The premise of sustainable tourism has been the cornerstone of Costa Rica’s policies towards tourism, and the primordial reason for the country’s high marks in competitiveness and offerings. The World Economic Forum’s Report on Competitiveness in Tourism ranks Costa Rica 5th in the Americas, after the US, Canada, Barbados and Mexico.
Amongst all the accolades, Costa Rica invests greatly in an industry that alongside commerce and services represents 68% of GDP and generates more than $1.6 billion, making tourism the country’s first income-earner.
But beyond the numbers and facts, Costa Rica is privileged by its geography, its green approach to tourism, and above all, by a people whose cultural legacy is deeply steeped in a love of the land and its history of non-violence. (Costa Rica, along with a handful of sovereign states like Palau and Liechtenstein, has no standing army.)
This unique combination of endowments promises the visitor a glimpse of paradise in the awe-inspiring rainforests, volcanoes, oceans, plains, and over half a million species of wildlife (four per cent of the world’s biodiversity). It also promises a sensorial cultural joyride, from sounds encompassing the soulful Calypso notes of the Caribbean and the strident percussion bands of Guanacaste; from the coconut imbued rice and beans of the Atlantic to succulent pork steamed in banana leaves—the lofty tamale. From the Spanish colonial legacy of a fervent Catholic faith, majestic colonial architecture and the dark-haired, mestizo beauty of its women, to the black and native cultural diversity expressed in the paganism of the mascaradas (giant papier–mâché heads of devils and other mythical monsters), the statue of a black Christ called the “Negrito of Esquipulas,” carried on the shoulders of penitents during religious processions; and the inherited pre-Columbian craftsmanship of the pottery of the town of Guaitil.
These tangible traces of the history of a people are the building blocks of cultural tourism, the darling of sustainability in the tourism industry. Cultural tourism promises the visitor a full experience. It urges the tourist to explore different lifestyles, to see the uniqueness of the country/region visited, to seek understanding of other cultures.
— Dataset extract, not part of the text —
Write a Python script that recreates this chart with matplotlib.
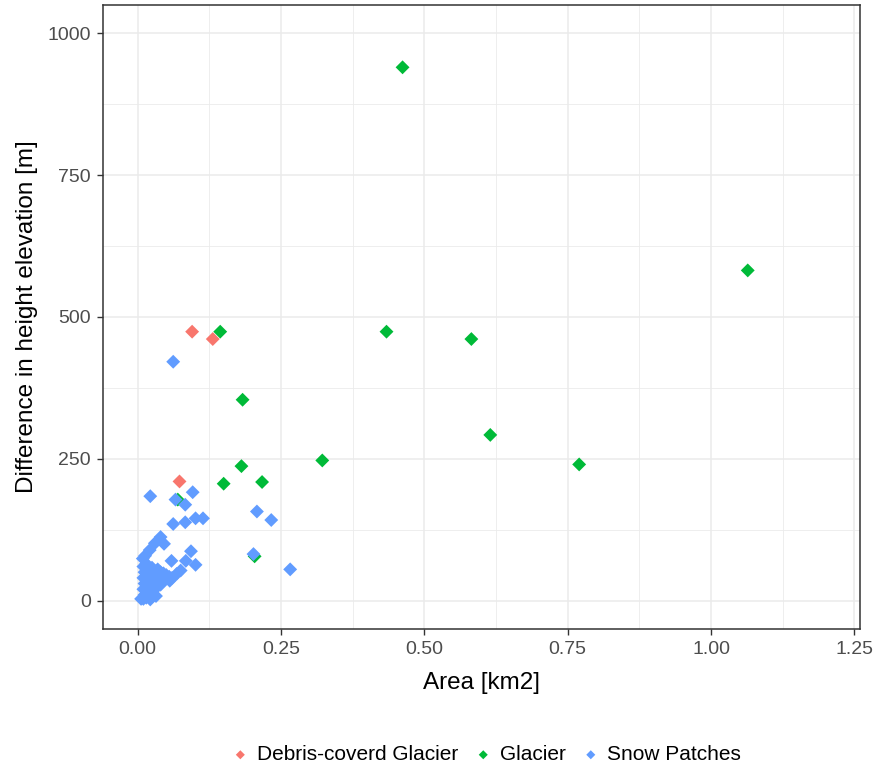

In Guanacaste, for instance, the province is a rural wonderland. Unpaved roads cut through what were once vast tracts of undivided land, and waves of heat shimmer across open plains that stop at the ocean. Cattle and scattered indigenous trees are the focal points of the plains. Guanacaste’s character was forged by this harsh land cleared of dry tropical primary forests in the last two hundred years. Like the Argentine pampas created the gaucho, or the Venezuelan and Colombian grasslands the llanero, Guanacaste’s plains have created their own personification: the sabanero. The sabanero sits atop a horse with utmost flair, as if he was born a centaur. His machete is his weapon of choice and his hobby is bullriding. His fearlessness is put to the test in the province’s every Fiesta, when he goes into the ring, and faces a 600 kg bucking, irate bull.
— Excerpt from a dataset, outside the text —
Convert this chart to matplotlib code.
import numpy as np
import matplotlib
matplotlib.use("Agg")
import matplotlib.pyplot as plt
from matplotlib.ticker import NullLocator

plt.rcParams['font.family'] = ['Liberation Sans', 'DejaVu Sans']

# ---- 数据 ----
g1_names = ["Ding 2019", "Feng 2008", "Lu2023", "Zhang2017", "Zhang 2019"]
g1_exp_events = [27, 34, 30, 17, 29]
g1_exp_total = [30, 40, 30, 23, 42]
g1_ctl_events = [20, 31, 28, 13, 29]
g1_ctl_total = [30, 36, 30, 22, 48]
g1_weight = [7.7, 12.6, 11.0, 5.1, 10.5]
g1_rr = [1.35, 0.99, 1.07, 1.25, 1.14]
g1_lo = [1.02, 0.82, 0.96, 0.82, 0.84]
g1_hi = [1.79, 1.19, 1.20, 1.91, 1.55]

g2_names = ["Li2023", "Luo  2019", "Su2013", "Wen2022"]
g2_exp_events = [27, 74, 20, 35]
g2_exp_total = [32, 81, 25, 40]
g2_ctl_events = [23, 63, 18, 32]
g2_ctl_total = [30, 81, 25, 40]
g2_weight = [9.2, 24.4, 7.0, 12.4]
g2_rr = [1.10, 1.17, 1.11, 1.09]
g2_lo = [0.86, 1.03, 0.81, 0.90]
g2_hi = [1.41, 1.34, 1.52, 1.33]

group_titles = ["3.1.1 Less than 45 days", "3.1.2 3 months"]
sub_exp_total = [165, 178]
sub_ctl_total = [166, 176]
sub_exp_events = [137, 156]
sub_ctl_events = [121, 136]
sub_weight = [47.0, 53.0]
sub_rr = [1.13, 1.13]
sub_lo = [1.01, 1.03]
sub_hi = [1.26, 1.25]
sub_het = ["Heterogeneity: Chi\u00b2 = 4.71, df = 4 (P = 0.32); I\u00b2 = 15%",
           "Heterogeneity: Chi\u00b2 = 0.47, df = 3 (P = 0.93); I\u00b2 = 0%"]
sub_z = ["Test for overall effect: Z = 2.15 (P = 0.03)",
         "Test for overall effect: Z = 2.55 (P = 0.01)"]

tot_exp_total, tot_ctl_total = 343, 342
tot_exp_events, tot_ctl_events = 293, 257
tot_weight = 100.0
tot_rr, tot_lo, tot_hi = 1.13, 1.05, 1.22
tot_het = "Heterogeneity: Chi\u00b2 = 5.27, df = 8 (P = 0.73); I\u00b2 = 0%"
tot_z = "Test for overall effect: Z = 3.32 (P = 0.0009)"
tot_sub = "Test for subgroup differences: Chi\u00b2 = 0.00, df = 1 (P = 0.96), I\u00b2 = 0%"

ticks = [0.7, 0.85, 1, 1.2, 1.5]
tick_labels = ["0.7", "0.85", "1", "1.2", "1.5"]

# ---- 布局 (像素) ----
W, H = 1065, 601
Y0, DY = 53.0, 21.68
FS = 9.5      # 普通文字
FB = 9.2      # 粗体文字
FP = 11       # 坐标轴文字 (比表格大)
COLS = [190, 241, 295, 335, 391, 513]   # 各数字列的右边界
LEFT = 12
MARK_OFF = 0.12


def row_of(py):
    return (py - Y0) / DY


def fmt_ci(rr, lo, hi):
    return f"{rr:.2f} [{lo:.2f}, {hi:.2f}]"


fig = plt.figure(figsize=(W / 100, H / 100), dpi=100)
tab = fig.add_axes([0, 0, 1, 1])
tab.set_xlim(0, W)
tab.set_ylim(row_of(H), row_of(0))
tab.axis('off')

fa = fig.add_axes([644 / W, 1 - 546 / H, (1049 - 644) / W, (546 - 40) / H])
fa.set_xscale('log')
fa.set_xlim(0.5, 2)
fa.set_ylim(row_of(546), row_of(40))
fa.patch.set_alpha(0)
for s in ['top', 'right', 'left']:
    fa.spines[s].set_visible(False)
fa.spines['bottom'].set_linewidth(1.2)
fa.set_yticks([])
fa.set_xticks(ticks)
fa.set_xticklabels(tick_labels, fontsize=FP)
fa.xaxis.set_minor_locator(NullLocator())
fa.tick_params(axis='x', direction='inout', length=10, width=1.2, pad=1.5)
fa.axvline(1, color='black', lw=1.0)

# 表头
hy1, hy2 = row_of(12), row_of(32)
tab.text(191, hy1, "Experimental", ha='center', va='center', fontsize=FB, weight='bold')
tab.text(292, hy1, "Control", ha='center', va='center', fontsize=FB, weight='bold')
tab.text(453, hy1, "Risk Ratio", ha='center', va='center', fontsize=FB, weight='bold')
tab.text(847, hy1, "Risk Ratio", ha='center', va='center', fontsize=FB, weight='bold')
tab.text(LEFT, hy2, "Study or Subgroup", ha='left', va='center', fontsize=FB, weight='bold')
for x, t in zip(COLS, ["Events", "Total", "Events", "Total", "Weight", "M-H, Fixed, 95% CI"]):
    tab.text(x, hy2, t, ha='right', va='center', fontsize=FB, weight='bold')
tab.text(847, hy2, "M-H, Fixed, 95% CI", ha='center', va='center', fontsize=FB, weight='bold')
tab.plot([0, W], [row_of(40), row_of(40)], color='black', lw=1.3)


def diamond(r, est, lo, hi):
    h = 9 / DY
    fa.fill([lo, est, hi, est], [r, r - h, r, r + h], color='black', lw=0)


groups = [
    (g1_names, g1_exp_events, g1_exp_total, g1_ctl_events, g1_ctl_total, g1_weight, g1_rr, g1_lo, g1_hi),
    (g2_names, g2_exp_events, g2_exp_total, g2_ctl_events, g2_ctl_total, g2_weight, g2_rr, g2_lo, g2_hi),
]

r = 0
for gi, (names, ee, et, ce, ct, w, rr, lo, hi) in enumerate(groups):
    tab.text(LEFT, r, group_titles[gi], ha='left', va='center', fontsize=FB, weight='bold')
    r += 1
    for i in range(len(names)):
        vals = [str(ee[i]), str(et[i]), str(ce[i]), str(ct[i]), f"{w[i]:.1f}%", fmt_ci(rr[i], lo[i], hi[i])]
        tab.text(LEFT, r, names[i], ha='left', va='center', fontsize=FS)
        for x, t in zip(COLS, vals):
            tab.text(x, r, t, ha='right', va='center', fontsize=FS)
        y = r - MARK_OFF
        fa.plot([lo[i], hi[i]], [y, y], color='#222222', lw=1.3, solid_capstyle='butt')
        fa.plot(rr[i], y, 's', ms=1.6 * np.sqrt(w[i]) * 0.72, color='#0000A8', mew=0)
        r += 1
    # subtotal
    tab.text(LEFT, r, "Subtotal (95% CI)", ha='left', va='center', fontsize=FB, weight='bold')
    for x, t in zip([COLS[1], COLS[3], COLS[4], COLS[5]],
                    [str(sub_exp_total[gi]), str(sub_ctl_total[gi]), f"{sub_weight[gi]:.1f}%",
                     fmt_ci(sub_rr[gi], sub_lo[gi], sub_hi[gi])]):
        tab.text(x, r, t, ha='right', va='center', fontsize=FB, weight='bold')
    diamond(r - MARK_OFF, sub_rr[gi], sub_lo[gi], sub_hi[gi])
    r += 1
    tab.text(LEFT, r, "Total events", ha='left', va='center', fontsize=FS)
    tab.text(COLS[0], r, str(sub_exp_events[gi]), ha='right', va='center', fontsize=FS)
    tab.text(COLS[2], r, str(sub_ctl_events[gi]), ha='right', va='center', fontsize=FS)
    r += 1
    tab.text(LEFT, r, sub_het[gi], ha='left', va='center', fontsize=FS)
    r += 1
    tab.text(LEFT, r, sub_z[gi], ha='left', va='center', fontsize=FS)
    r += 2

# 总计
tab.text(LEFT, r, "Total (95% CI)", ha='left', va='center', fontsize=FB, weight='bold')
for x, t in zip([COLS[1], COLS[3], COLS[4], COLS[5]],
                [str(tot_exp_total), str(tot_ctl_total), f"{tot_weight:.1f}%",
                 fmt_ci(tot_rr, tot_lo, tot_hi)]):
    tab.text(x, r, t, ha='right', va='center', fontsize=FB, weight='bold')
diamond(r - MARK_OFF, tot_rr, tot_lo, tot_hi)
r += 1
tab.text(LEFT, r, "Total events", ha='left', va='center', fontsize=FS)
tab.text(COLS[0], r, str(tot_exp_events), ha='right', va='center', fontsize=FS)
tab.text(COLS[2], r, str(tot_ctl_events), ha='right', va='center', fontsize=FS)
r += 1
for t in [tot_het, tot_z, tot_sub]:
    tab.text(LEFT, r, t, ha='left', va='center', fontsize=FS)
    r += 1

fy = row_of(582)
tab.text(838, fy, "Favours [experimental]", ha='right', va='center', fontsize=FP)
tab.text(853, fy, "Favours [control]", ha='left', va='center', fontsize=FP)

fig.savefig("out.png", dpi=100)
Surely, the cultural experiences of Guanacaste are beyond all expectations: culture is the ultimate excitement (unless you truly just want to hang out by the pool under a scorching sun; in this case an all-inclusive in the Bahamas or Timbuktu will do). Cultural tourism is the extreme sport of the industry. Options include: swinging in the canopy of pristine forests; a visit to a hacienda in the bajura (the alluvial plains of the province) to see dexterous cowboys putting a pin through a ring as small as your finger at full gallop; a stroll through a coffee plantation to understand how that cup of coffee you die for in the mornings came to be; putting on a cowboy hat and watching bulls toss men around like dolls in the ring (this graphic sport is guaranteed to make your heart pound!).
To visit Guanacaste is to live fully, and in doing so, the visitor becomes part of the community. Through the exchange of local foods, traditions and beliefs, the community benefits monetarily and long term. Given the rise of tourism as the country’s main industry (2.2 million foreigners arrived in Costa Rica in 2010, an almost 10% increase over the previous year), the challenge lies in handling growth so that cultural tourism becomes the true incentive for visiting Costa Rica.